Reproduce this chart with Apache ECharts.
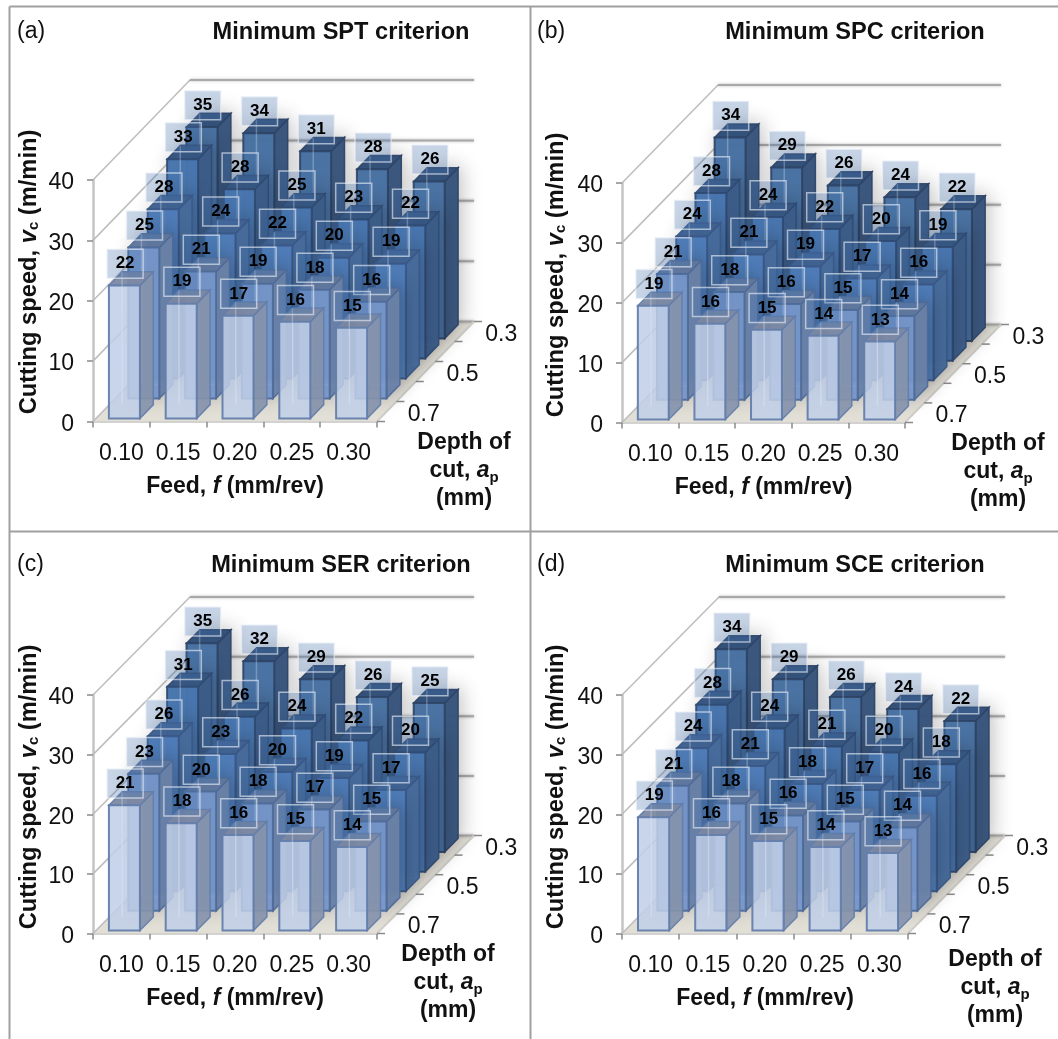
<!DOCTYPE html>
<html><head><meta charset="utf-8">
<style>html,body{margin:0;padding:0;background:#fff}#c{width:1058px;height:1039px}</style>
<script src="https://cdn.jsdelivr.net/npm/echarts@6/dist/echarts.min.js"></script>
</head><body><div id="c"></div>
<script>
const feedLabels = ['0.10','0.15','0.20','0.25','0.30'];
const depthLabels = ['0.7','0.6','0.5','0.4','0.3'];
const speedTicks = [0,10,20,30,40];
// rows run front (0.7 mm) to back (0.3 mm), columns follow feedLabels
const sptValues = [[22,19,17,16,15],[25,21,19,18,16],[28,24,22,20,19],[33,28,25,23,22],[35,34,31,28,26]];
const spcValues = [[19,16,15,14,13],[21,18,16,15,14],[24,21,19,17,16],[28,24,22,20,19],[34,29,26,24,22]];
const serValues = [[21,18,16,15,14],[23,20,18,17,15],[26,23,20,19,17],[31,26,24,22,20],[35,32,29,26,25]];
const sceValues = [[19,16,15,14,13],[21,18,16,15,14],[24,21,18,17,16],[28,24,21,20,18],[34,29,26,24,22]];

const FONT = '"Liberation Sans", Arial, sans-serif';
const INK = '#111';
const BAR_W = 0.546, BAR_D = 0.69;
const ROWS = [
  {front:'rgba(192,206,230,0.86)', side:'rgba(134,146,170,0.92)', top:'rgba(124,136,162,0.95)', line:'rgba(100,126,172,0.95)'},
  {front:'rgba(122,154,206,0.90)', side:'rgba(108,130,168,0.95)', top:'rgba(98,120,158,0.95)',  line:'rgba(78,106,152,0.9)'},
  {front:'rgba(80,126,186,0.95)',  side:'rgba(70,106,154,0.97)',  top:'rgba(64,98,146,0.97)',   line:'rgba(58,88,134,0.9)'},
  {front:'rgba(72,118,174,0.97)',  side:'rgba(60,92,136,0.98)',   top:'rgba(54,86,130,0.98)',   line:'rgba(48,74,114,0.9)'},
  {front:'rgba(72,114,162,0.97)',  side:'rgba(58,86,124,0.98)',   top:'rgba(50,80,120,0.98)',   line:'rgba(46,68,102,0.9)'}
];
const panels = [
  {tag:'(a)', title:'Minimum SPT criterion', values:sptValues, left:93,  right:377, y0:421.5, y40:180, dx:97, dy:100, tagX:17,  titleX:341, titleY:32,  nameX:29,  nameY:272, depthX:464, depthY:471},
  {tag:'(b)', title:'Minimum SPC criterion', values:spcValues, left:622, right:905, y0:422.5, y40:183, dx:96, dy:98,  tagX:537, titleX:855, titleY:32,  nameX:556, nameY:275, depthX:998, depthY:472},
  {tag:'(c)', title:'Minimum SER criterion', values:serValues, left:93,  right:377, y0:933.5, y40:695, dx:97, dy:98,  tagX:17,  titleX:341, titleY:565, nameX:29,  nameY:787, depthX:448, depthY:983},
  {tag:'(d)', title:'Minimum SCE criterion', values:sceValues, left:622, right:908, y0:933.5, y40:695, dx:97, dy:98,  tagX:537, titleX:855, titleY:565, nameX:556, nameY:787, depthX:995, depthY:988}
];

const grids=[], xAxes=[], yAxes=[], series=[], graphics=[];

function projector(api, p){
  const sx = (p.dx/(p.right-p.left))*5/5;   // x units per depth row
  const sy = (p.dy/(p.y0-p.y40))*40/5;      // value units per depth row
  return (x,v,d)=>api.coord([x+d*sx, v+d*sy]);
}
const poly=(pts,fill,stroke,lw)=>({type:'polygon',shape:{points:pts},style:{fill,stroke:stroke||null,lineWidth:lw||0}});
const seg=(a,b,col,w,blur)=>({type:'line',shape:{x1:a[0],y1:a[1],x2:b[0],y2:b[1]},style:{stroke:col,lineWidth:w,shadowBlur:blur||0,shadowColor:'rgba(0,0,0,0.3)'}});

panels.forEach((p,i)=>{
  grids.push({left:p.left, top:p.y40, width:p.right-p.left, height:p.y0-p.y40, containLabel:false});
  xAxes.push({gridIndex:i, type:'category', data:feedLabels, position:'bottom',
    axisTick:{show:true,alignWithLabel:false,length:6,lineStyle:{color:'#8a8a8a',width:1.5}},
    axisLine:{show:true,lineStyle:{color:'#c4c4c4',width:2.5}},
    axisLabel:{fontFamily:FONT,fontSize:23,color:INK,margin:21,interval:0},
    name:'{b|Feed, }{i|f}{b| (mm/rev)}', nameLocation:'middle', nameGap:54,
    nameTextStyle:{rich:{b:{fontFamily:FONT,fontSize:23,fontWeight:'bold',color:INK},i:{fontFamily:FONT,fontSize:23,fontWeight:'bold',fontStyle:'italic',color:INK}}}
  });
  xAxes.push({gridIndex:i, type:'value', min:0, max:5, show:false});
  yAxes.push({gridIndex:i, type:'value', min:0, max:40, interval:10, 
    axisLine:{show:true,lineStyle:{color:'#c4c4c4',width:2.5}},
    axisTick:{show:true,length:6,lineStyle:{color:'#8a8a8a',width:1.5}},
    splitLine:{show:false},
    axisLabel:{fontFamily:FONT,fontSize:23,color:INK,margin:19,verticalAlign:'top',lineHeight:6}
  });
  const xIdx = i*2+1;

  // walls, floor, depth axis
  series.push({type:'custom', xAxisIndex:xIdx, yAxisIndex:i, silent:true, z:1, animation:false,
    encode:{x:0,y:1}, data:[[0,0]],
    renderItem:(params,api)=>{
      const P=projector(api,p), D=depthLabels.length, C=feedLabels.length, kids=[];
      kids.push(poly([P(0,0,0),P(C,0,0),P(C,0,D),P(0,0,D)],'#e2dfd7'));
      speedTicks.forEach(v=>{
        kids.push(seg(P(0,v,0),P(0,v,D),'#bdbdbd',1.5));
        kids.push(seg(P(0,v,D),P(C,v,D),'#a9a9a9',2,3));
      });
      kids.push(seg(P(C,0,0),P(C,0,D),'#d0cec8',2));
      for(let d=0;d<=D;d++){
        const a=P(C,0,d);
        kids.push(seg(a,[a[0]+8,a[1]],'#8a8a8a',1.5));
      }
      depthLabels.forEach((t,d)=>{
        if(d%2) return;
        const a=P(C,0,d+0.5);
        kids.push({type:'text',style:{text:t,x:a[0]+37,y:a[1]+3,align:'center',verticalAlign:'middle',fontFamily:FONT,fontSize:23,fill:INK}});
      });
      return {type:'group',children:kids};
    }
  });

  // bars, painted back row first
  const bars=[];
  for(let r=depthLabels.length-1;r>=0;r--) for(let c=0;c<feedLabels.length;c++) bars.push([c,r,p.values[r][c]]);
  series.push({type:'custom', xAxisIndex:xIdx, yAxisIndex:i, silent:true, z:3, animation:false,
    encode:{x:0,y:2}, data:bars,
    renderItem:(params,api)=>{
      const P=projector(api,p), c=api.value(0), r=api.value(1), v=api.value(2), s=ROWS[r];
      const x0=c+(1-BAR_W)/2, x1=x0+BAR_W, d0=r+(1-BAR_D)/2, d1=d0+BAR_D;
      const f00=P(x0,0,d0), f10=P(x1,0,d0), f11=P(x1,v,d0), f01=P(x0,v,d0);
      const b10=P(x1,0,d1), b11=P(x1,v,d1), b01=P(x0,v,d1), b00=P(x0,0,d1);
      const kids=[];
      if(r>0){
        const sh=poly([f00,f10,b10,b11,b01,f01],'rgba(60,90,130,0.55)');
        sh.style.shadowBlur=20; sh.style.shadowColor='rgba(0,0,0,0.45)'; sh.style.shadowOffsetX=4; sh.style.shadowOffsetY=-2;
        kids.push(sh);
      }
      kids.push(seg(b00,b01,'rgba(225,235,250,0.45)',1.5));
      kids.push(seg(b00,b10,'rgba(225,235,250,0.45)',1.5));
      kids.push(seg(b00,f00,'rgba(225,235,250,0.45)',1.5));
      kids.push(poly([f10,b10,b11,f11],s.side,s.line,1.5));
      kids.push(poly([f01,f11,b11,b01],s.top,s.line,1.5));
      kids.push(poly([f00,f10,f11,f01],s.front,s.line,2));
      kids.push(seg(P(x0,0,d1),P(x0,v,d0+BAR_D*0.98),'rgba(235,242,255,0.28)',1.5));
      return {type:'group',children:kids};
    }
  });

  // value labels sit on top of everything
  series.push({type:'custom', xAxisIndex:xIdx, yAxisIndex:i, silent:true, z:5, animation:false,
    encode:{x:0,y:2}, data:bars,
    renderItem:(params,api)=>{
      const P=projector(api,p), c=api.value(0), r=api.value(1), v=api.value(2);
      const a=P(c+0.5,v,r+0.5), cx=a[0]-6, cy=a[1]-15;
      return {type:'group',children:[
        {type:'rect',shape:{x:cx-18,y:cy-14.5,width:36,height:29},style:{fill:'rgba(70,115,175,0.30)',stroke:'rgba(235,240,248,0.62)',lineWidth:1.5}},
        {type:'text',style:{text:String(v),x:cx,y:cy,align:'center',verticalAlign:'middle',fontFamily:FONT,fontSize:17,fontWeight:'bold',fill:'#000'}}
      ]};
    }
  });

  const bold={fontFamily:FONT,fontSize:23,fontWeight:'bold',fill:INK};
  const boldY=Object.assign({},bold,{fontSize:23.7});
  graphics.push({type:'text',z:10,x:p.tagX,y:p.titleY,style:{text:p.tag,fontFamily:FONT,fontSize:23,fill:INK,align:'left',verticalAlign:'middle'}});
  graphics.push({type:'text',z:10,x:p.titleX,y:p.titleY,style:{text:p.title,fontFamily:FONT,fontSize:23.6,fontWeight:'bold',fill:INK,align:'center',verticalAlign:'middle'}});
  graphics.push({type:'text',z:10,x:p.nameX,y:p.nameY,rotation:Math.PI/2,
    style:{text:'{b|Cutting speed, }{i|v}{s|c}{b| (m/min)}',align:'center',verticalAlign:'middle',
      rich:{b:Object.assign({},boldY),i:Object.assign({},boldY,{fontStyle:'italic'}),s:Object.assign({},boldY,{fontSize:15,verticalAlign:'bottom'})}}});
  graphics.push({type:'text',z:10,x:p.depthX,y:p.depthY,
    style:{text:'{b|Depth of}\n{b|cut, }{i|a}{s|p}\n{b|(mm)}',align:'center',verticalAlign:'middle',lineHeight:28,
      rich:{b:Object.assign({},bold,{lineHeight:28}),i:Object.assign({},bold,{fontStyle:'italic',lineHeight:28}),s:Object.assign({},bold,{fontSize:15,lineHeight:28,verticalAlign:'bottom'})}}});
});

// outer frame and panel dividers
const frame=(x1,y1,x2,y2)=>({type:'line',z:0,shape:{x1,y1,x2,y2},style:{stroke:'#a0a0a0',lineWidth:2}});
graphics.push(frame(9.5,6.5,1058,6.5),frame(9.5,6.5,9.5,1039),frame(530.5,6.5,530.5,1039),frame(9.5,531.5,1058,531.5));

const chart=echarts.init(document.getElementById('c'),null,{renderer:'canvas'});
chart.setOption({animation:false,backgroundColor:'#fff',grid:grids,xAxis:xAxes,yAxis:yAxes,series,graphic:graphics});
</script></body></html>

——

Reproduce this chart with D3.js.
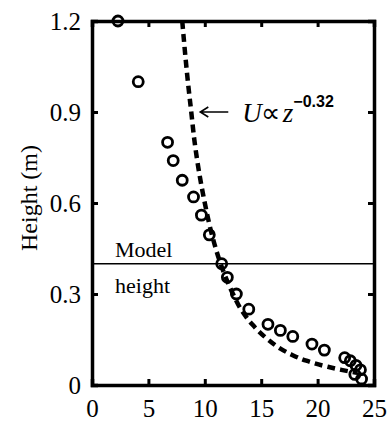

——

PROBLEM TO WORK ON =
Your answer should be a single number: how many lines of the material contain the word "Reproduce".

WRITTEN SOLUTION =
2